The Pittsburgh Press (January 26, 1944)
Roving Reporter
By Ernie Pyle
In Italy – (by wireless)
Maj. Ed Bland, commander of the dive-bomber squadron I’ve been with, is the most envied man in the squadron. That’s because he acquired four cases of Coca-Cola.
Maj. Bland accomplished this remarkable feat by getting acquainted with a naval officer. The Navy often has such rarities as this, and is usually good about sharing them with Army friends.
The major is a very popular man ordinarily but now he has become doubly popular. The Coca-Cola is down to two cases already and going fast.

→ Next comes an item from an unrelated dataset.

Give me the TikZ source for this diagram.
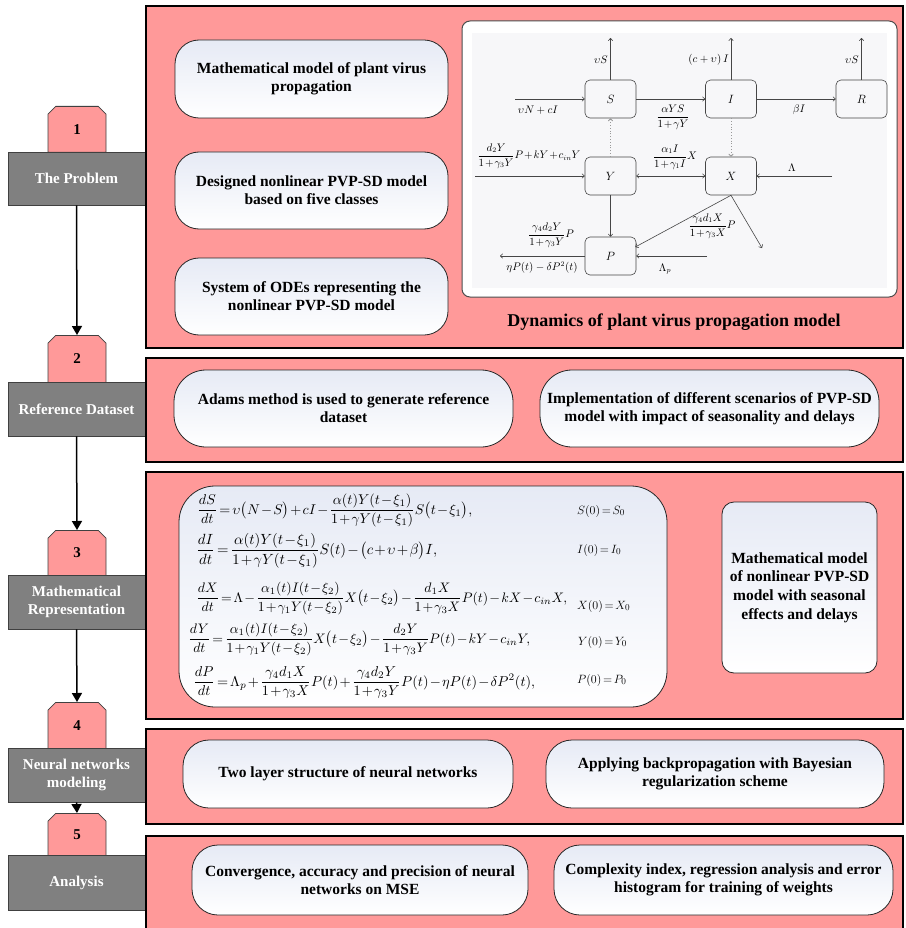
\documentclass[tikz,border=0pt]{standalone}
\usepackage{amsmath}
\usepackage{graphicx}
\usepackage{fontspec}
\setmainfont{Liberation Serif}
\usetikzlibrary{shapes.misc,arrows.meta,calc}
\definecolor{pnk}{RGB}{255,153,153}
\definecolor{grayb}{RGB}{128,128,128}
\definecolor{boxtop}{RGB}{230,234,245}
\definecolor{insetbg}{RGB}{247,247,249}
\definecolor{lineg}{RGB}{70,70,70}
\newcommand{\tightmath}{\medmuskip=1.5mu plus 1mu\thickmuskip=2.5mu plus 1mu\thinmuskip=1.5mu}
\tikzset{
 panel/.style={draw=black, line width=2.6pt, fill=pnk},
 tabbox/.style={chamfered rectangle, chamfered rectangle corners={north west,north east}, chamfered rectangle xsep=4pt, chamfered rectangle ysep=4pt, draw=black!75, fill=pnk, line width=0.8pt, minimum width=58pt, inner sep=0pt, anchor=north, font=\bfseries\fontsize{15}{18}\selectfont},
 graybox/.style={draw=black!75, fill=grayb, line width=0.8pt, text=white, align=center, minimum width=137pt, inner sep=0pt, font=\bfseries\fontsize{15}{18}\selectfont},
 rbox/.style={draw=black!85, line width=0.8pt, top color=boxtop, bottom color=white, align=center, inner sep=0pt, font=\bfseries\fontsize{15.5}{18}\selectfont},
 flowarrow/.style={draw=black, line width=1.5pt, -{Triangle[length=9pt,width=10pt]}},
 cnode/.style={draw=lineg, rounded corners=5pt, minimum width=51pt, minimum height=38pt, fill=insetbg, line width=0.6pt, font=\fontsize{12}{14}\selectfont, inner sep=0pt},
 flow/.style={draw=lineg, line width=0.6pt, -{To[length=3pt,width=5pt]}},
 dflow/.style={draw=black!40, line width=0.8pt, dotted, -{To[length=3pt,width=5pt]}},
 lbl/.style={font=\fontsize{10.5}{12}\selectfont, inner sep=0pt},
 flbl/.style={font=\fontsize{10.5}{12}\selectfont, inner sep=0pt},
 eqn/.style={anchor=base west, inner sep=0pt},
 ic/.style={anchor=base west, inner sep=0pt, font=\fontsize{12.5}{15}\selectfont},
}
\begin{document}
\begin{tikzpicture}[x=1pt,y=-1pt]
\clip (0,0) rectangle (905,928);
\fill[white] (0,0) rectangle (905,928);

% left column: tabs and gray boxes
\node[tabbox, minimum height=46pt] (t1) at (77,106) {1};
\node[graybox, minimum height=53pt] (g1) at (76.5,178.5) {The Problem};
\node[tabbox, minimum height=47pt] (t2) at (77,335) {2};
\node[graybox, minimum height=54pt] (g2) at (76.5,409) {Reference Dataset};
\node[tabbox, minimum height=45pt] (t3) at (77,530) {3};
\node[graybox, minimum height=54pt] (g3) at (76.5,602) {Mathematical\\Representation};
\node[tabbox, minimum height=46pt] (t4) at (77,702) {4};
\node[graybox, minimum height=54pt] (g4) at (76.5,775) {Neural networks\\modeling};
\node[tabbox, minimum height=42pt] (t5) at (77,813) {5};
\node[graybox, minimum height=55pt] (g5) at (76.5,882.5) {Analysis};

\draw[flowarrow] (g1.south) -- (t2.north);
\draw[flowarrow] (g2.south) -- (t3.north);
\draw[flowarrow] (g3.south) -- (t4.north);
\draw[flowarrow] (g4.south) -- (t5.north);

% panels
\path[panel] (146,6) rectangle (903,348);
\path[panel] (146,358) rectangle (903,462);
\path[panel] (146,472) rectangle (903,719);
\path[panel] (146,729) rectangle (903,824);
\path[panel] (146,836) rectangle (903,935);

% panel 1 boxes
\node[rbox, rounded corners=24pt, minimum width=273pt, minimum height=78pt] (b11) at (311.5,79) {Mathematical model of plant virus\\propagation};
\node[rbox, rounded corners=24pt, minimum width=273pt, minimum height=77pt] (b12) at (311.5,190.5) {Designed nonlinear PVP-SD model\\based on five classes};
\node[rbox, rounded corners=24pt, minimum width=273pt, minimum height=77pt] (b13) at (311.5,296.5) {System of ODEs representing the\\nonlinear PVP-SD model};

% inset diagram
\path[draw=black!70, fill=white, rounded corners=8pt, line width=1pt] (462,21) rectangle (897,297);
\fill[insetbg] (472,33) rectangle (887,288);
\node[cnode] (S) at (610.5,99) {$S$};
\node[cnode] (I) at (731,99) {$I$};
\node[cnode] (R) at (861.5,99) {$R$};
\node[cnode] (Y) at (610.5,176) {$Y$};
\node[cnode] (X) at (731,176) {$X$};
\node[cnode] (P) at (610.5,256) {$P$};
\coordinate (sup) at (610.5,38);
\coordinate (iup) at (731,38);
\coordinate (rup) at (861.5,38);
\coordinate (sin) at (515,99);
\coordinate (yin) at (475,176);
\coordinate (xin) at (832,176);
\coordinate (xout) at (762,248);
\coordinate (pout) at (500,256);
\coordinate (pin) at (707,256);
\draw[flow] (S.north) -- (sup);
\draw[flow] (I.north) -- (iup);
\draw[flow] (R.north) -- (rup);
\draw[flow] (sin) -- (S.west);
\draw[flow] (S.east) -- (I.west);
\draw[flow] (I.east) -- (R.west);
\draw[dflow] (Y.north) -- (S.south);
\draw[dflow] (I.south) -- (X.north);
\draw[flow] (yin) -- (Y.west);
\draw[draw=lineg, line width=0.6pt, {To[length=3pt,width=5pt]}-{To[length=3pt,width=5pt]}] (Y.east) -- (X.west);
\draw[flow] (xin) -- (X.east);
\draw[flow] (Y.south) -- (P.north);
\draw[flow] (X.south) -- ($(P.east)+(-1,-9)$);
\draw[flow] (X.south) -- (xout);
\draw[flow] (P.west) -- (pout);
\draw[flow] (pin) -- (P.east);
\node[lbl, anchor=east] (l1) at (608,60) {$\upsilon S$};
\node[lbl, anchor=east] (l2) at (729,60) {$(c+\upsilon)\,I$};
\node[lbl, anchor=east] (l3) at (859,60) {$\upsilon S$};
\node[lbl] (l4) at (538,110) {$\upsilon N+cI$};
\node[flbl] (l5) at (673,117) {$\tightmath\displaystyle\frac{\alpha YS}{1+\gamma Y}$};
\node[lbl] (l6) at (799,110) {$\beta I$};
\node[flbl] (l7) at (529,156) {$\tightmath\displaystyle\frac{d_2Y}{1+\gamma_3Y}P+kY+c_{in}Y$};
\node[flbl] (l8) at (675,157) {$\tightmath\displaystyle\frac{\alpha_1I}{1+\gamma_1I}X$};
\node[lbl] (l9) at (792,168) {$\Lambda$};
\node[flbl] (l10) at (712,226) {$\tightmath\displaystyle\frac{\gamma_4d_1X}{1+\gamma_3X}P$};
\node[flbl] (l11) at (551,235) {$\tightmath\displaystyle\frac{\gamma_4d_2Y}{1+\gamma_3Y}P$};
\node[lbl] (l12) at (542,268) {$\eta P(t)-\delta P^2(t)$};
\node[lbl] (l13) at (665,269) {$\Lambda_p$};
\node[font=\bfseries\fontsize{18}{20}\selectfont] (cap) at (674,322) {Dynamics of plant virus propagation model};

% panel 2
\node[rbox, rounded corners=32pt, minimum width=339pt, minimum height=77pt] (b21) at (343.5,408.5) {Adams method is used to generate reference\\dataset};
\node[rbox, rounded corners=32pt, minimum width=339pt, minimum height=77pt] (b22) at (709.5,408.5) {Implementation of different scenarios of PVP-SD\\model with impact of seasonality and delays};

% panel 3
\path[draw=black!85, line width=0.8pt, top color=boxtop, bottom color=white, rounded corners=36pt] (179,486) rectangle (667,707);
\node[eqn] (e1) at (197,514) {\resizebox{275pt}{!}{$\tightmath\displaystyle\frac{dS}{dt}=\upsilon\bigl(N-S\bigr)+cI-\frac{\alpha(t)Y(t-\xi_1)}{1+\gamma Y(t-\xi_1)}S\bigl(t-\xi_1\bigr),$}};
\node[eqn] (e2) at (196,554) {\resizebox{241pt}{!}{$\tightmath\displaystyle\frac{dI}{dt}=\frac{\alpha(t)Y(t-\xi_1)}{1+\gamma Y(t-\xi_1)}S(t)-\bigl(c+\upsilon+\beta\bigr)I,$}};
\node[eqn] (e3) at (196,602) {\resizebox{371pt}{!}{$\tightmath\displaystyle\frac{dX}{dt}=\Lambda-\frac{\alpha_1(t)I(t-\xi_2)}{1+\gamma_1Y(t-\xi_2)}X\bigl(t-\xi_2\bigr)-\frac{d_1X}{1+\gamma_3X}P(t)-kX-c_{in}X,$}};
\node[eqn] (e4) at (188,643) {\resizebox{342pt}{!}{$\tightmath\displaystyle\frac{dY}{dt}=\frac{\alpha_1(t)I(t-\xi_2)}{1+\gamma_1Y(t-\xi_2)}X\bigl(t-\xi_2\bigr)-\frac{d_2Y}{1+\gamma_3Y}P(t)-kY-c_{in}Y,$}};
\node[eqn] (e5) at (193,686) {\resizebox{342pt}{!}{$\tightmath\displaystyle\frac{dP}{dt}=\Lambda_p+\frac{\gamma_4d_1X}{1+\gamma_3X}P(t)+\frac{\gamma_4d_2Y}{1+\gamma_3Y}P(t)-\eta P(t)-\delta P^2(t),$}};
\node[ic] (c1) at (577,514) {$\tightmath S(0)=S_0$};
\node[ic] (c2) at (577,553) {$\tightmath I(0)=I_0$};
\node[ic] (c3) at (577,609) {$\tightmath X(0)=X_0$};
\node[ic] (c4) at (578,645) {$\tightmath Y(0)=Y_0$};
\node[ic] (c5) at (577,683) {$\tightmath P(0)=P_0$};
\node[rbox, rounded corners=12pt, minimum width=155pt, minimum height=171pt, font=\bfseries\fontsize{15.5}{18.7}\selectfont] (b32) at (799.5,587.5) {Mathematical model\\of nonlinear PVP-SD\\model with seasonal\\effects and delays};

% panel 4
\node[rbox, rounded corners=26pt, minimum width=330pt, minimum height=68pt] (b41) at (348,774) {Two layer structure of neural networks};
\node[rbox, rounded corners=26pt, minimum width=338pt, minimum height=68pt] (b42) at (715,774) {Applying backpropagation with Bayesian\\regularization scheme};

% panel 5
\node[rbox, rounded corners=26pt, minimum width=336pt, minimum height=70pt] (b51) at (360,880) {Convergence, accuracy and precision of neural\\networks on MSE};
\node[rbox, rounded corners=26pt, minimum width=339pt, minimum height=70pt] (b52) at (723.5,880) {Complexity index, regression analysis and error\\histogram for training of weights};
\end{tikzpicture}
\end{document}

Speaking of Coca-Cola, do you remember the item in this column a month or so ago, about the soldier who got a bottle of it from home and decided to give it as first prize in a lottery? The proceeds were to be used for adopting the child of a soldier killed in this outfit.
When I left them, more than $1,000 had already been taken in. I haven’t had a chance to get back there and find out who won the bottle, but here’s the reason I bring the subject up again:
Rome radio’s version
It seems the Rome radio picked up the item, completely distorted it, and used it for home-front propaganda. The way it came out on the Rome radio was that our soldiers were so short of supplies they were paying as high as $10,000 for just one bottle of Coca-Cola. They not only gave the story a completely false meaning but they deftly added $9,000 to the kitty. Well, that’s one way to fight a war.
Back to Maj. Bland – he never knows what to say when people ask where he’s from. Sometimes he answers Oklahoma and sometimes Colorado.
He was raised in Waurika, Oklahoma, where his parents still live. But he married a girl from Fort Morgan, Colorado, and home to most soldiers is wherever their wife is. Ed’s plane is named Annie Jane for his wife.
He has seen their baby only once – he got home for a few hours when the baby was four days old, and then came right overseas.
His father is agent for the Rock Island Railway. Ed often thinks how ironic it is that his father has spent a lifetime making trains run and here his son is overseas shooting up trains as fast as he can so they won’t run.
Best friend down there
Ed has had one of the “small world” experiences, only it hasn’t finally culminated yet. His best friend back in Waurika was a doctor named Ralph S. Phelan. They haven’t seen each other for three years and had lost track of each other.
But just the other day Ed found out that his friend is Capt. Phelan of the Medical Corps and that for months he has been up in the frontlines here in Italy working right below the skies where Ed does his dive bombing every day. They haven’t yet got around to seeing each other.
The youngest pilot in the squadron is Lt. Robert L. Drew, who is 19. He comes from Fort Thomas, Kentucky, but as young as he is he outranks his own father, for young Drew is a first lieutenant while his dad is only a shavetail.
The father, Robert W. Drew, was in the Navy in the last war, ran a flying-boat service on the Ohio River in recent years, and is now a ferry-command pilot back home.
One of my friends in this squadron is Cpl. Adolph Seeger, who owns a farm two miles outside of Evansville, Indiana. Cpl. Seeger is a driver. Although most of the other enlisted men live in the same apartment building the pilots live in, Cpl. Seeger voluntarily sleeps in a tent at the motor pool in order to be near at hand in emergencies.
Cpl. Seeger thinks it is odd that he should be over here driving a car which doesn’t seem to him very important, while at home his 64-acre farm lies idle because there’s no one left to farm it. His mother lives there all alone.